Another matter raised at the hearings that the FBI did not pursue was that Clinton had on her unprotected secret server the names of covert CIA officers, the disclosure of which is a felony under the Intelligence Identities Protection Act.
Gross negligence
Bernie Sanders has been too preoccupied with convincing his followers that the Democratic Party Platform is relevant, by performance of his new role in the Kabuki theatre of corporate Democrats, acting out a supposedly important public debate over the Platform contents. He is planning to endorse for the Democratic Party nomination that was stolen from him the FBI-certified "extremely careless" candidate, rather than argue at the Convention 1) for her disqualification on that ground and 2) for party rules that would prevent election theft.
It was therefore left to Green Party candidate Jill Stein to point out, along with many others, that, in addition to the above analysis about the true legal meaning of, and factual proof necessary for, the element of intent, "All the elements necessary to prove a felony violation were found by the FBI investigation, specifically of Title 18 Section 793(f) of the federal penal code.... Director Comey said that Clinton was 'extremely careless' and 'reckless' in handling such information. Contrary to the implications of the FBI statement, the law does not require showing that Clinton intended to harm the United States, but that she acted with gross negligence."

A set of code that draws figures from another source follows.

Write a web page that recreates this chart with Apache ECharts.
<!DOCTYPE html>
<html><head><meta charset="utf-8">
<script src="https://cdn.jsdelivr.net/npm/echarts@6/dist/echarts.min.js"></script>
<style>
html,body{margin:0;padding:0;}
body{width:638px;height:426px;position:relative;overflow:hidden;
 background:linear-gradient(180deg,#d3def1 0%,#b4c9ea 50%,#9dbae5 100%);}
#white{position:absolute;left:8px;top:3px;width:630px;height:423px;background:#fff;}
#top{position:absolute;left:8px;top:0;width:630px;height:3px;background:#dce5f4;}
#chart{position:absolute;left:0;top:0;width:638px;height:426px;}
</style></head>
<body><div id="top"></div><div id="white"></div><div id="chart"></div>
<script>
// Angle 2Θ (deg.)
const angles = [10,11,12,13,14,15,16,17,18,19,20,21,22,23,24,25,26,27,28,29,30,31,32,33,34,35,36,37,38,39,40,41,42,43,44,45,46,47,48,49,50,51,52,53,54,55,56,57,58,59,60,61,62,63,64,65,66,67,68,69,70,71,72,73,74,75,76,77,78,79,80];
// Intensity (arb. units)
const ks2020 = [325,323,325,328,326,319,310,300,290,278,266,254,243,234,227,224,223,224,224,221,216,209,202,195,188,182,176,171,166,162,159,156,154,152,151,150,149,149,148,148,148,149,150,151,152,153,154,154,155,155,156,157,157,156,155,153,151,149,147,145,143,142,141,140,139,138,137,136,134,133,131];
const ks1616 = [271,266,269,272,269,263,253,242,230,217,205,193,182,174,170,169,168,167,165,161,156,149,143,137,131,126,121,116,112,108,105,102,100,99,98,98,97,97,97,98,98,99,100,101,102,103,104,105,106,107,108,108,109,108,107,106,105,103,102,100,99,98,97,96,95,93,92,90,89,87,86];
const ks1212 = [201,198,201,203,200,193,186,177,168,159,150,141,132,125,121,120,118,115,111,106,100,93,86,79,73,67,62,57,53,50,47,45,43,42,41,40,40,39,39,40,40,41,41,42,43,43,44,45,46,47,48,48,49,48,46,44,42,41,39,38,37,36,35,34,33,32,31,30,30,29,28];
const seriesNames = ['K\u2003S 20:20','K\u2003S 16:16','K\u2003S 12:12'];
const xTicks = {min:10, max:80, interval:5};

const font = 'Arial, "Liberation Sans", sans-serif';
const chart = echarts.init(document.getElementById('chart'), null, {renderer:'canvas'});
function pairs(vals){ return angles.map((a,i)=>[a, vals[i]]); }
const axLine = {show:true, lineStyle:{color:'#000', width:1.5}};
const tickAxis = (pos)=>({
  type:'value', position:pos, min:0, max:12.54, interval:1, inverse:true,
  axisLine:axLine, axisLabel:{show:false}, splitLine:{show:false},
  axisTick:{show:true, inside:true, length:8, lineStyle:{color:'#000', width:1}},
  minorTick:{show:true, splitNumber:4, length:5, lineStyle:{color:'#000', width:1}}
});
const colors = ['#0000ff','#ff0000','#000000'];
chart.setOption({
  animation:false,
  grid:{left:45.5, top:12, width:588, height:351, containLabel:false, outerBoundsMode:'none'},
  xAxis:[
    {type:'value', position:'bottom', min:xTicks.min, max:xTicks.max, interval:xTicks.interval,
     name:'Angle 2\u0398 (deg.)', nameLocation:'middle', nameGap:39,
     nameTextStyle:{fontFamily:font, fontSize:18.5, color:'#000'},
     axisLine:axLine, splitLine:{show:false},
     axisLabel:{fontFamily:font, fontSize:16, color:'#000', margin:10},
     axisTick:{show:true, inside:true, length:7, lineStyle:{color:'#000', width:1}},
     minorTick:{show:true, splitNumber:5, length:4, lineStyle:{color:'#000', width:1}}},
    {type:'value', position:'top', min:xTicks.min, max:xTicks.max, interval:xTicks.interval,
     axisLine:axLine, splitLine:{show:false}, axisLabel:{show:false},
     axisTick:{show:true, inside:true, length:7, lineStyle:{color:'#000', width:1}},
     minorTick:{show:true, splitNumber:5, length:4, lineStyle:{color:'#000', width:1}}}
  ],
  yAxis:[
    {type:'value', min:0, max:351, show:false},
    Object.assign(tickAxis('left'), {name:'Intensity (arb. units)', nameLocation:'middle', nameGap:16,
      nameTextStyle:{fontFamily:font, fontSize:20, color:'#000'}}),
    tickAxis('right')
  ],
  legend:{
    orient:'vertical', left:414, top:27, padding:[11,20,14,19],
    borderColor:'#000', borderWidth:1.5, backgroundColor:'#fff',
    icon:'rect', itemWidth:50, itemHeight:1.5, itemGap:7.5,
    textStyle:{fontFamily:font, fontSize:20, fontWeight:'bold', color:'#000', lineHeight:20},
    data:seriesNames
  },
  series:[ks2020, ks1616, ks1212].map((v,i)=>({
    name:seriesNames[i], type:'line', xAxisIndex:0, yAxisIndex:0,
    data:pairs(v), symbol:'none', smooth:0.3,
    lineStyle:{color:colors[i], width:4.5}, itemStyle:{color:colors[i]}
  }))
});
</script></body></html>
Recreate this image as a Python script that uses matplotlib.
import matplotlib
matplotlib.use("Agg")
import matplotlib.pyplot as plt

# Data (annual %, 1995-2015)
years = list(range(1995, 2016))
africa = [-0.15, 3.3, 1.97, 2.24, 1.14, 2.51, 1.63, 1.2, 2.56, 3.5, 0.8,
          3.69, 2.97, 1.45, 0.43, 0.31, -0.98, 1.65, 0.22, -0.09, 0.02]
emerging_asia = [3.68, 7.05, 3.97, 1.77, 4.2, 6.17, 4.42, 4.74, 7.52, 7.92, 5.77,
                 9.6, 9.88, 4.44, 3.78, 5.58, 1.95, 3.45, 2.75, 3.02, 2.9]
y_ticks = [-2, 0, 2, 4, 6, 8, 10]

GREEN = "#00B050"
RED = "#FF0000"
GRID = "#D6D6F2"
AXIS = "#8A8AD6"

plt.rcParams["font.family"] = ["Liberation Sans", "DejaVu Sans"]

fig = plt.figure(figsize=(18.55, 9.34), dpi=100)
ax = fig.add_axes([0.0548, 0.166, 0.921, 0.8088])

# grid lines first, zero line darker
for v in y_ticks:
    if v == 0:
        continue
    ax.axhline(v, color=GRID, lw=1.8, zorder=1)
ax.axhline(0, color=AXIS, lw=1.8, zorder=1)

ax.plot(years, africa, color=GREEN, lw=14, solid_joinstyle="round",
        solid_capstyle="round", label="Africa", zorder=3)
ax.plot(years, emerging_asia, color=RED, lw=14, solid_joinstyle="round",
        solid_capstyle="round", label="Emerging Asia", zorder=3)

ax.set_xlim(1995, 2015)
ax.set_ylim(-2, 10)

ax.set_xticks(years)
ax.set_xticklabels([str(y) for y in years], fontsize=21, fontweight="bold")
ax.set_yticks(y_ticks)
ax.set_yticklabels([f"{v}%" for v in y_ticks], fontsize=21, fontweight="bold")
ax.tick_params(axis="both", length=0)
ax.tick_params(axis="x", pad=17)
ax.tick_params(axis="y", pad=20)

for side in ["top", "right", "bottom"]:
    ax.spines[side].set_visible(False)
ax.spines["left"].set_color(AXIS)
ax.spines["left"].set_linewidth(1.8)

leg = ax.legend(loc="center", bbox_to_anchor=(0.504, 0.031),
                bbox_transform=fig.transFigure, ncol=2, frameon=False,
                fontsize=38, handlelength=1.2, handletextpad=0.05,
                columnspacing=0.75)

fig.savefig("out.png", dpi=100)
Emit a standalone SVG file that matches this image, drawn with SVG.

Section 793(f) punishes anyone " entrusted with ... any ... information, relating to the national defense, [who] through gross negligence permits the same to be removed from its proper place of custody or delivered to anyone in violation of his trust, or to be lost, stolen, abstracted, or destroyed." Comey was unable to explain how his "lack of intent" argument could prevent application of a statute that specifically reduces the ordinary presumed intent to an even lower standard that matched the precise factual findings of the FBI, as Rep. Gowdy had also pointed out to Comey at the hearings without any effective response from Comey.
It is unlikely that Comey's highly flawed legal explanation for the institutionally inappropriate spiking of the prosecution of Hillary Clinton will escape the political verdict rendered by Trump and others that it was "rigged."